THE PROBLEM »
Answer with the number of lines in the listing below that contain the word "matplotlib", and nothing else.

Entries with chart source code
····················

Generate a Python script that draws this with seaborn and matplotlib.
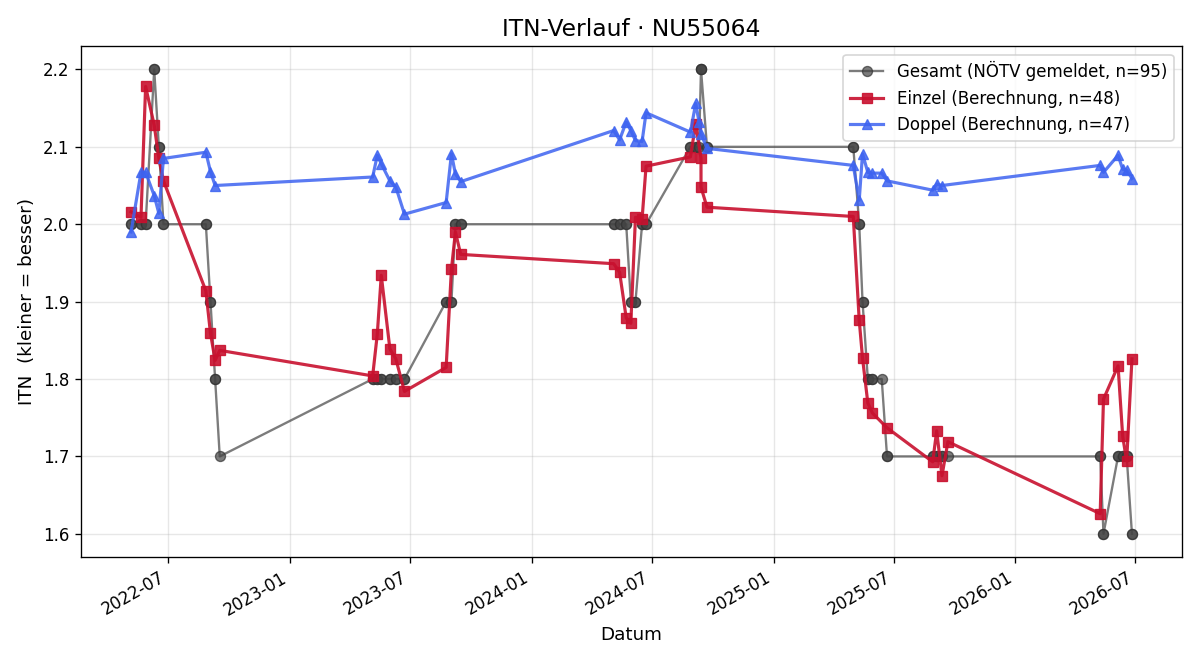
import pandas as pd
import numpy as np
import seaborn as sns
import matplotlib.pyplot as plt
import matplotlib.dates as mdates

# ---- Einzel (Berechnung) ----
einzel_dates = [
    "2022-05-06", "2022-05-21", "2022-05-28", "2022-06-10", "2022-06-17",
    "2022-06-24", "2022-08-27", "2022-09-03", "2022-09-10", "2022-09-17",
    "2023-05-06", "2023-05-13", "2023-05-19", "2023-06-01", "2023-06-10",
    "2023-06-23", "2023-08-25", "2023-09-02", "2023-09-08", "2023-09-16",
    "2024-05-04", "2024-05-13", "2024-05-23", "2024-05-30", "2024-06-06",
    "2024-06-16", "2024-06-22", "2024-08-28", "2024-09-05", "2024-09-13",
    "2024-09-13", "2024-09-22",
    "2025-05-01", "2025-05-10", "2025-05-15", "2025-05-23", "2025-05-30",
    "2025-06-21", "2025-08-29", "2025-09-04", "2025-09-12", "2025-09-21",
    "2026-05-09", "2026-05-14", "2026-06-05", "2026-06-12", "2026-06-18",
    "2026-06-26",
]
einzel_itn = [
    2.016, 2.009, 2.178, 2.128, 2.085, 2.056, 1.914, 1.859, 1.824, 1.837,
    1.804, 1.858, 1.934, 1.839, 1.826, 1.784, 1.815, 1.942, 1.990, 1.961,
    1.949, 1.938, 1.879, 1.872, 2.009, 2.007, 2.075, 2.087, 2.130, 2.085,
    2.048, 2.022,
    2.010, 1.876, 1.827, 1.769, 1.756, 1.737, 1.693, 1.733, 1.675, 1.719,
    1.626, 1.774, 1.817, 1.726, 1.694, 1.826,
]

# ---- Doppel (Berechnung) ----
doppel_dates = [
    "2022-05-06", "2022-05-21", "2022-05-28", "2022-06-10", "2022-06-17",
    "2022-06-24", "2022-08-27", "2022-09-03", "2022-09-10",
    "2023-05-06", "2023-05-13", "2023-05-19", "2023-06-01", "2023-06-10",
    "2023-06-23", "2023-08-25", "2023-09-02", "2023-09-08", "2023-09-16",
    "2024-05-04", "2024-05-13", "2024-05-23", "2024-05-30", "2024-06-06",
    "2024-06-16", "2024-06-22", "2024-08-28", "2024-09-05", "2024-09-10",
    "2024-09-13", "2024-09-22",
    "2025-05-01", "2025-05-10", "2025-05-15", "2025-05-23", "2025-05-30",
    "2025-06-13", "2025-06-21", "2025-08-29", "2025-09-04", "2025-09-12",
    "2026-05-09", "2026-05-14", "2026-06-05", "2026-06-12", "2026-06-18",
    "2026-06-26",
]
doppel_itn = [
    1.990, 2.067, 2.067, 2.037, 2.014, 2.085, 2.093, 2.068, 2.050,
    2.061, 2.089, 2.078, 2.056, 2.048, 2.013, 2.028, 2.091, 2.065, 2.055,
    2.121, 2.109, 2.132, 2.121, 2.108, 2.107, 2.144, 2.119, 2.156, 2.132,
    2.117, 2.098,
    2.076, 2.031, 2.091, 2.067, 2.066, 2.066, 2.056, 2.044, 2.052, 2.050,
    2.076, 2.067, 2.089, 2.071, 2.070, 2.059,
]

# ---- Gesamt (NÖTV gemeldet), ITN je Spieltag ----
gesamt_dates = [
    "2022-05-06", "2022-05-21", "2022-05-28", "2022-06-10", "2022-06-17",
    "2022-06-24", "2022-08-27", "2022-09-03", "2022-09-10", "2022-09-17",
    "2023-05-06", "2023-05-13", "2023-05-19", "2023-06-01", "2023-06-10",
    "2023-06-23", "2023-08-25", "2023-09-02", "2023-09-08", "2023-09-16",
    "2024-05-04", "2024-05-13", "2024-05-23", "2024-05-30", "2024-06-06",
    "2024-06-16", "2024-06-22", "2024-08-28", "2024-09-05", "2024-09-10",
    "2024-09-13", "2024-09-22",
    "2025-05-01", "2025-05-10", "2025-05-15", "2025-05-23", "2025-05-30",
    "2025-06-13", "2025-06-21", "2025-08-29", "2025-09-04", "2025-09-12",
    "2025-09-21",
    "2026-05-09", "2026-05-14", "2026-06-05", "2026-06-12", "2026-06-18",
    "2026-06-26",
]
gesamt_itn = [
    2.0, 2.0, 2.0, 2.2, 2.1, 2.0, 2.0, 1.9, 1.8, 1.7,
    1.8, 1.8, 1.8, 1.8, 1.8, 1.8, 1.9, 1.9, 2.0, 2.0,
    2.0, 2.0, 2.0, 1.9, 1.9, 2.0, 2.0, 2.1, 2.1, 2.1, 2.2, 2.1,
    2.1, 2.0, 1.9, 1.8, 1.8, 1.8, 1.7, 1.7, 1.7, 1.7, 1.7,
    1.7, 1.6, 1.7, 1.7, 1.7, 1.6,
]

einzel = pd.DataFrame({"datum": pd.to_datetime(einzel_dates), "itn": einzel_itn})
doppel = pd.DataFrame({"datum": pd.to_datetime(doppel_dates), "itn": doppel_itn})

# Gesamt: one point per match (Einzel + Doppel), value as reported on that day
lookup = dict(zip(pd.to_datetime(gesamt_dates), gesamt_itn))
gesamt = pd.DataFrame({"datum": pd.concat([einzel["datum"], doppel["datum"]], ignore_index=True)})
gesamt["itn"] = gesamt["datum"].map(lookup)
gesamt = gesamt.sort_values("datum", kind="stable").reset_index(drop=True)

plt.rcParams["font.family"] = ["DejaVu Sans"]

fig, ax = plt.subplots(figsize=(10, 5.5), dpi=120)
fig.subplots_adjust(left=0.0675, right=0.985, top=0.930, bottom=0.156)

sns.lineplot(data=gesamt, x="datum", y="itn", ax=ax, estimator=None, sort=False,
             color="#444444", alpha=0.7, linewidth=1.4, marker="o", markersize=6,
             markeredgecolor="#333333", markeredgewidth=0.8,
             label=f"Gesamt (NÖTV gemeldet, n={len(gesamt)})")
sns.lineplot(data=einzel, x="datum", y="itn", ax=ax, estimator=None, sort=False,
             color="#c8102e", alpha=0.9, linewidth=1.9, marker="s", markersize=6,
             markeredgecolor="#c8102e", markeredgewidth=0.8,
             label=f"Einzel (Berechnung, n={len(einzel)})")
sns.lineplot(data=doppel, x="datum", y="itn", ax=ax, estimator=None, sort=False,
             color="#3d63f0", alpha=0.85, linewidth=1.9, marker="^", markersize=6,
             markeredgecolor="#3d63f0", markeredgewidth=0.8,
             label=f"Doppel (Berechnung, n={len(doppel)})")

ax.set_title("ITN-Verlauf · NU55064", fontsize=14)
ax.set_xlabel("Datum", fontsize=11)
ax.set_ylabel("ITN  (kleiner = besser)", fontsize=11)
ax.grid(True, alpha=0.3)

ax.xaxis.set_major_locator(mdates.MonthLocator(bymonth=[1, 7]))
ax.xaxis.set_major_formatter(mdates.DateFormatter("%Y-%m"))
for lab in ax.get_xticklabels():
    lab.set_rotation(30)
    lab.set_ha("right")

ax.legend(loc="upper right", fontsize=10)

fig.savefig("out.png", dpi=120)
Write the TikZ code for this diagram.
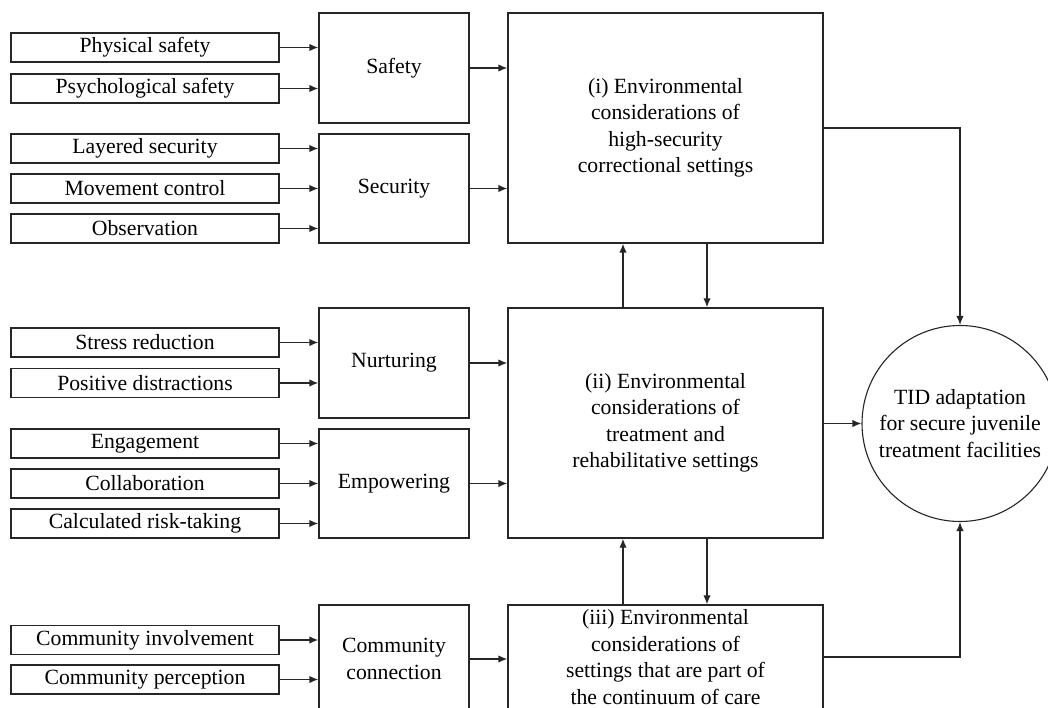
\documentclass[tikz,border=0pt]{standalone}
\usepackage{fontspec}
\setmainfont{Liberation Serif}
\usetikzlibrary{arrows.meta}
\newcommand\dfont{\fontsize{21.7pt}{26.4pt}\selectfont}
\begin{document}
\begin{tikzpicture}[x=1pt,y=-1pt,
  base/.style={draw=black!85, line width=1.4pt, font=\dfont, align=center, inner sep=0pt, text=black},
  leaf/.style={base, minimum width=268pt, minimum height=29pt},
  mid/.style={base, minimum width=150pt},
  big/.style={base, minimum width=315pt},
  goal/.style={base, line width=1.1pt, circle, minimum size=196pt},
  arr/.style={line width=1.4pt, draw=black!85, -{Latex[length=9pt,width=7.5pt]}}]
\useasboundingbox (0,0) rectangle (1048,708);
\clip (0,0) rectangle (1048,708);
\fill[white] (0,0) rectangle (1048,708);
% left boxes
\node[leaf] (ps)  at (145,47.5) {Physical safety};
\node[leaf] (psy) at (145,88.5) {Psychological safety};
\node[leaf] (ls)  at (145,148.5) {Layered security};
\node[leaf] (mc)  at (145,188.5) {Movement control};
\node[leaf] (ob)  at (145,228.5) {Observation};
\node[leaf] (sr)  at (145,342.5) {Stress reduction};
\node[leaf] (pd)  at (145,383) {Positive distractions};
\node[leaf] (en)  at (145,443.5) {Engagement};
\node[leaf] (co)  at (145,483.5) {Collaboration};
\node[leaf] (cr)  at (145,523.5) {Calculated risk-taking};
\node[leaf] (ci)  at (145,640) {Community involvement};
\node[leaf] (cp)  at (145,679.5) {Community perception};
% middle boxes
\node[mid, minimum height=110pt] (saf) at (394,68) {Safety};
\node[mid, minimum height=109pt] (sec) at (394,188.5) {Security};
\node[mid, minimum height=110pt] (nur) at (394,363) {Nurturing};
\node[mid, minimum height=109pt] (emp) at (394,483.5) {Empowering};
\node[mid, minimum height=108pt] (com) at (394,659) {Community\\connection};
% big boxes
\node[big, minimum height=230pt] (i) at (665.5,128) {(i) Environmental\\considerations of\\high-security\\correctional settings};
\node[big, minimum height=230pt] (ii) at (665.5,423) {(ii) Environmental\\considerations of\\treatment and\\rehabilitative settings};
\node[big, minimum height=104pt] (iii) at (665.5,657) {(iii) Environmental\\considerations of\\settings that are part of\\the continuum of care};
% goal
\node[goal] (tid) at (960,423.5) {TID adaptation\\for secure juvenile\\treatment facilities};
% arrows left -> middle
\draw[arr] (ps.east) -- (ps.east -| saf.west);
\draw[arr] (psy.east) -- (psy.east -| saf.west);
\draw[arr] (ls.east) -- (ls.east -| sec.west);
\draw[arr] (mc.east) -- (mc.east -| sec.west);
\draw[arr] (ob.east) -- (ob.east -| sec.west);
\draw[arr] (sr.east) -- (sr.east -| nur.west);
\draw[arr] (pd.east) -- (pd.east -| nur.west);
\draw[arr] (en.east) -- (en.east -| emp.west);
\draw[arr] (co.east) -- (co.east -| emp.west);
\draw[arr] (cr.east) -- (cr.east -| emp.west);
\draw[arr] (ci.east) -- (ci.east -| com.west);
\draw[arr] (cp.east) -- (cp.east -| com.west);
% middle -> big
\draw[arr] (saf.east) -- (saf.east -| i.west);
\draw[arr] (sec.east) -- (sec.east -| i.west);
\draw[arr] (nur.east) -- (nur.east -| ii.west);
\draw[arr] (emp.east) -- (emp.east -| ii.west);
\draw[arr] (com.east) -- (com.east -| iii.west);
% vertical links
\coordinate (up) at (623,0);
\coordinate (dn) at (707,0);
\draw[arr] (up |- ii.north) -- (up |- i.south);
\draw[arr] (dn |- i.south) -- (dn |- ii.north);
\draw[arr] (up |- iii.north) -- (up |- ii.south);
\draw[arr] (dn |- ii.south) -- (dn |- iii.north);
% to goal
\draw[arr] (i.east) -| (tid.north);
\draw[arr] (ii.east |- tid.west) -- (tid.west);
\draw[arr] (iii.east) -| (tid.south);
\end{tikzpicture}
\end{document}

····················

EXERCISE RESPONSE »
3